— START Data —

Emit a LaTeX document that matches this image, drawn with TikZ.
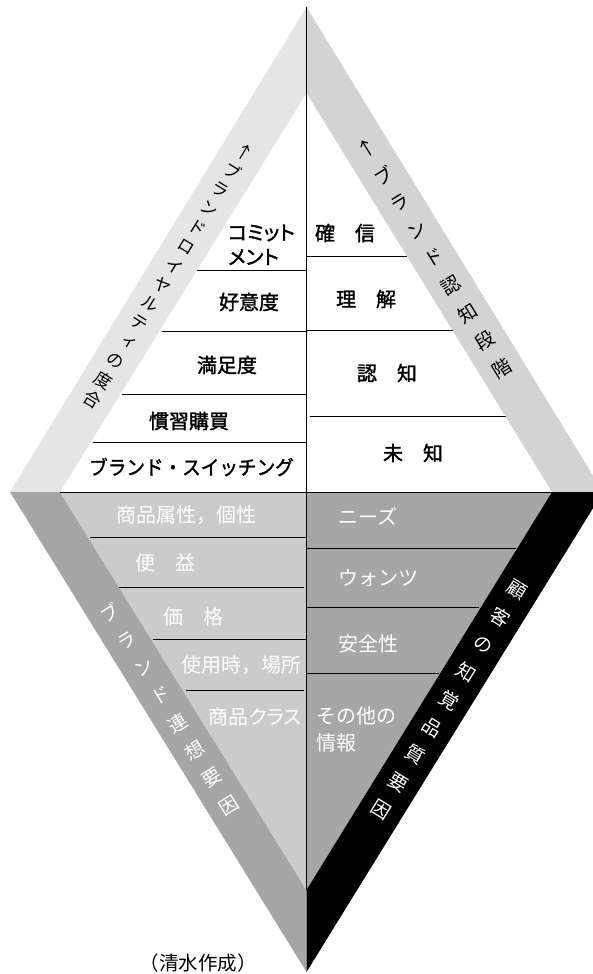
\documentclass[tikz,border=0pt]{standalone}
\usepackage{fontspec}
\newfontfamily\jp{Noto Sans CJK JP}
\newfontfamily\jpm[FakeBold=1.6]{Noto Sans CJK JP}
\newfontfamily\jpmp[FakeBold=1.6,RawFeature=+palt]{Noto Sans CJK JP}
\newfontfamily\jpp[RawFeature=+palt]{Noto Sans CJK JP}
\newfontfamily\jpv[RawFeature=+vert]{Noto Sans CJK JP}
\definecolor{bandUL}{HTML}{E5E5E5}
\definecolor{bandUR}{HTML}{D3D3D3}
\definecolor{bandLL}{HTML}{A6A6A6}
\definecolor{fillLL}{HTML}{CBCBCB}
\definecolor{fillLR}{HTML}{A6A6A6}
\begin{document}
\begin{tikzpicture}[x=1pt,y=-1pt,
  lbl/.style={inner sep=0pt, font=\jpm\fontsize{20}{24}\selectfont},
  lblp/.style={inner sep=0pt, font=\jpmp\fontsize{20}{24}\selectfont},
  wlbl/.style={inner sep=0pt, text=white, font=\jp\fontsize{20}{24}\selectfont},
  wlblp/.style={inner sep=0pt, text=white, font=\jpp\fontsize{20}{24}\selectfont},
  bandch/.style={inner sep=0pt, font=\jpv\fontsize{19}{22}\selectfont},
  smallbandch/.style={inner sep=0pt, font=\jpv\fontsize{17.5}{20}\selectfont},
  wbandch/.style={bandch, text=white},
  divider/.style={line width=1pt},
  capt/.style={inner sep=0pt, font=\jp\fontsize{19.5}{23}\selectfont}]
\useasboundingbox (0,0) rectangle (593,974);
\clip (0,0) rectangle (593,974);
% bands and fills
\fill[bandUL] (306.5,7) -- (10,492) -- (60,492) -- (306.5,93) -- cycle;
\fill[bandUR] (306.5,7) -- (603,492) -- (552,492) -- (306.5,93) -- cycle;
\fill[bandLL] (10,492) -- (306.5,972) -- (306.5,890) -- (60,492) -- cycle;
\fill[fillLL] (60,492) -- (306.5,890) -- (306.5,492) -- cycle;
\fill[fillLR] (306.5,492) -- (306.5,890) -- (552,492) -- cycle;
\fill[black] (552,492) -- (306.5,890) -- (306.5,972) -- (603,492) -- cycle;
% center line and dividers
\draw[divider] (306.5,7) -- (306.5,890);
\draw[divider] (60,492) -- (552,492);
\draw[divider] (197,270) -- (306.5,270);
\draw[divider] (162,331) -- (306.5,331);
\draw[divider] (122,394) -- (306.5,394);
\draw[divider] (93,442) -- (306.5,442);
\draw[divider] (306.5,256) -- (407,256);
\draw[divider] (306.5,330) -- (453,330);
\draw[divider] (309.5,416) -- (506,416);
\draw[divider] (90,537) -- (306.5,537);
\draw[divider] (119,587.5) -- (304,587.5);
\draw[divider] (153,639) -- (306.5,639);
\draw[divider] (186,690.5) -- (304,690.5);
\draw[divider] (306.5,548) -- (516,548);
\draw[divider] (306.5,607.5) -- (479,607.5);
\draw[divider] (306.5,673.5) -- (439,673.5);
% upper-left labels
\node[lblp, anchor=west] (ul1a) at (228,233) {コミット};
\node[lblp, anchor=west] (ul1b) at (228,257) {メント};
\node[lbl] (ul2) at (249,302) {好意度};
\node[lbl] (ul3) at (227,365) {満足度};
\node[lbl] (ul4) at (189,421) {慣習購買};
\node[lbl] (ul5) at (191.5,467) {\scalebox{0.93}[1]{ブランド・スイッチング}};
% upper-right labels
\node[lbl] (ur1) at (345,233) {確　信};
\node[lbl] (ur2) at (366,299) {理　解};
\node[lbl] (ur3) at (387,373) {認　知};
\node[lbl] (ur4) at (413,453) {未　知};
% lower-left labels
\node[wlbl] (ll1) at (186.5,515) {商品属性，個性};
\node[wlbl] (ll2) at (165,563) {便　益};
\node[wlbl] (ll3) at (193,617) {価　格};
\node[wlbl] (ll4) at (241,665) {使用時，場所};
\node[wlblp] (ll5) at (255,717) {商品クラス};
% lower-right labels
\node[wlbl, anchor=west] (lr1) at (338,516) {ニーズ};
\node[wlbl, anchor=west] (lr2) at (338,578) {ウォンツ};
\node[wlbl, anchor=west] (lr3) at (338,644) {安全性};
\node[wlbl, anchor=west] (lr4a) at (316,716) {その他の};
\node[wlbl, anchor=west] (lr4b) at (316,743) {情報};
% band texts
\foreach \c [count=\i from 0] in {↑,ブ,ラ,ン,ド,ロ,イ,ヤ,ル,テ,ィ,の,度,合}
  \node[smallbandch, rotate=-31.6] (bul\i) at (244-11.68*\i, 152+19.0*\i) {\c};
\foreach \c [count=\i from 0] in {↑,ブ,ラ,ン,ド,認,知,段,階}
  \node[bandch, rotate=31.6] (bur\i) at (366.5+16.9*\i, 148+27.5*\i) {\c};
\foreach \c [count=\i from 0] in {ブ,ラ,ン,ド,連,想,要,因}
  \node[wbandch, rotate=31.7] (bll\i) at (109.8+17.0*\i, 613+27.47*\i) {\c};
\foreach \c [count=\i from 0] in {顧,客,の,知,覚,品,質,要,因}
  \node[wbandch, rotate=-31.7] (blr\i) at (517-17.0*\i, 590+27.47*\i) {\c};
% caption
\node[capt] (cap) at (198,963) {（清水作成）};
\end{tikzpicture}
\end{document}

— END Data —

Transcribe the whole listing exactly. Pictures stay out of your copy.

Correct response:
Emit a LaTeX document that matches this image, drawn with TikZ.
\documentclass[tikz,border=0pt]{standalone}
\usepackage{fontspec}
\newfontfamily\jp{Noto Sans CJK JP}
\newfontfamily\jpm[FakeBold=1.6]{Noto Sans CJK JP}
\newfontfamily\jpmp[FakeBold=1.6,RawFeature=+palt]{Noto Sans CJK JP}
\newfontfamily\jpp[RawFeature=+palt]{Noto Sans CJK JP}
\newfontfamily\jpv[RawFeature=+vert]{Noto Sans CJK JP}
\definecolor{bandUL}{HTML}{E5E5E5}
\definecolor{bandUR}{HTML}{D3D3D3}
\definecolor{bandLL}{HTML}{A6A6A6}
\definecolor{fillLL}{HTML}{CBCBCB}
\definecolor{fillLR}{HTML}{A6A6A6}
\begin{document}
\begin{tikzpicture}[x=1pt,y=-1pt,
  lbl/.style={inner sep=0pt, font=\jpm\fontsize{20}{24}\selectfont},
  lblp/.style={inner sep=0pt, font=\jpmp\fontsize{20}{24}\selectfont},
  wlbl/.style={inner sep=0pt, text=white, font=\jp\fontsize{20}{24}\selectfont},
  wlblp/.style={inner sep=0pt, text=white, font=\jpp\fontsize{20}{24}\selectfont},
  bandch/.style={inner sep=0pt, font=\jpv\fontsize{19}{22}\selectfont},
  smallbandch/.style={inner sep=0pt, font=\jpv\fontsize{17.5}{20}\selectfont},
  wbandch/.style={bandch, text=white},
  divider/.style={line width=1pt},
  capt/.style={inner sep=0pt, font=\jp\fontsize{19.5}{23}\selectfont}]
\useasboundingbox (0,0) rectangle (593,974);
\clip (0,0) rectangle (593,974);
% bands and fills
\fill[bandUL] (306.5,7) -- (10,492) -- (60,492) -- (306.5,93) -- cycle;
\fill[bandUR] (306.5,7) -- (603,492) -- (552,492) -- (306.5,93) -- cycle;
\fill[bandLL] (10,492) -- (306.5,972) -- (306.5,890) -- (60,492) -- cycle;
\fill[fillLL] (60,492) -- (306.5,890) -- (306.5,492) -- cycle;
\fill[fillLR] (306.5,492) -- (306.5,890) -- (552,492) -- cycle;
\fill[black] (552,492) -- (306.5,890) -- (306.5,972) -- (603,492) -- cycle;
% center line and dividers
\draw[divider] (306.5,7) -- (306.5,890);
\draw[divider] (60,492) -- (552,492);
\draw[divider] (197,270) -- (306.5,270);
\draw[divider] (162,331) -- (306.5,331);
\draw[divider] (122,394) -- (306.5,394);
\draw[divider] (93,442) -- (306.5,442);
\draw[divider] (306.5,256) -- (407,256);
\draw[divider] (306.5,330) -- (453,330);
\draw[divider] (309.5,416) -- (506,416);
\draw[divider] (90,537) -- (306.5,537);
\draw[divider] (119,587.5) -- (304,587.5);
\draw[divider] (153,639) -- (306.5,639);
\draw[divider] (186,690.5) -- (304,690.5);
\draw[divider] (306.5,548) -- (516,548);
\draw[divider] (306.5,607.5) -- (479,607.5);
\draw[divider] (306.5,673.5) -- (439,673.5);
% upper-left labels
\node[lblp, anchor=west] (ul1a) at (228,233) {コミット};
\node[lblp, anchor=west] (ul1b) at (228,257) {メント};
\node[lbl] (ul2) at (249,302) {好意度};
\node[lbl] (ul3) at (227,365) {満足度};
\node[lbl] (ul4) at (189,421) {慣習購買};
\node[lbl] (ul5) at (191.5,467) {\scalebox{0.93}[1]{ブランド・スイッチング}};
% upper-right labels
\node[lbl] (ur1) at (345,233) {確　信};
\node[lbl] (ur2) at (366,299) {理　解};
\node[lbl] (ur3) at (387,373) {認　知};
\node[lbl] (ur4) at (413,453) {未　知};
% lower-left labels
\node[wlbl] (ll1) at (186.5,515) {商品属性，個性};
\node[wlbl] (ll2) at (165,563) {便　益};
\node[wlbl] (ll3) at (193,617) {価　格};
\node[wlbl] (ll4) at (241,665) {使用時，場所};
\node[wlblp] (ll5) at (255,717) {商品クラス};
% lower-right labels
\node[wlbl, anchor=west] (lr1) at (338,516) {ニーズ};
\node[wlbl, anchor=west] (lr2) at (338,578) {ウォンツ};
\node[wlbl, anchor=west] (lr3) at (338,644) {安全性};
\node[wlbl, anchor=west] (lr4a) at (316,716) {その他の};
\node[wlbl, anchor=west] (lr4b) at (316,743) {情報};
% band texts
\foreach \c [count=\i from 0] in {↑,ブ,ラ,ン,ド,ロ,イ,ヤ,ル,テ,ィ,の,度,合}
  \node[smallbandch, rotate=-31.6] (bul\i) at (244-11.68*\i, 152+19.0*\i) {\c};
\foreach \c [count=\i from 0] in {↑,ブ,ラ,ン,ド,認,知,段,階}
  \node[bandch, rotate=31.6] (bur\i) at (366.5+16.9*\i, 148+27.5*\i) {\c};
\foreach \c [count=\i from 0] in {ブ,ラ,ン,ド,連,想,要,因}
  \node[wbandch, rotate=31.7] (bll\i) at (109.8+17.0*\i, 613+27.47*\i) {\c};
\foreach \c [count=\i from 0] in {顧,客,の,知,覚,品,質,要,因}
  \node[wbandch, rotate=-31.7] (blr\i) at (517-17.0*\i, 590+27.47*\i) {\c};
% caption
\node[capt] (cap) at (198,963) {（清水作成）};
\end{tikzpicture}
\end{document}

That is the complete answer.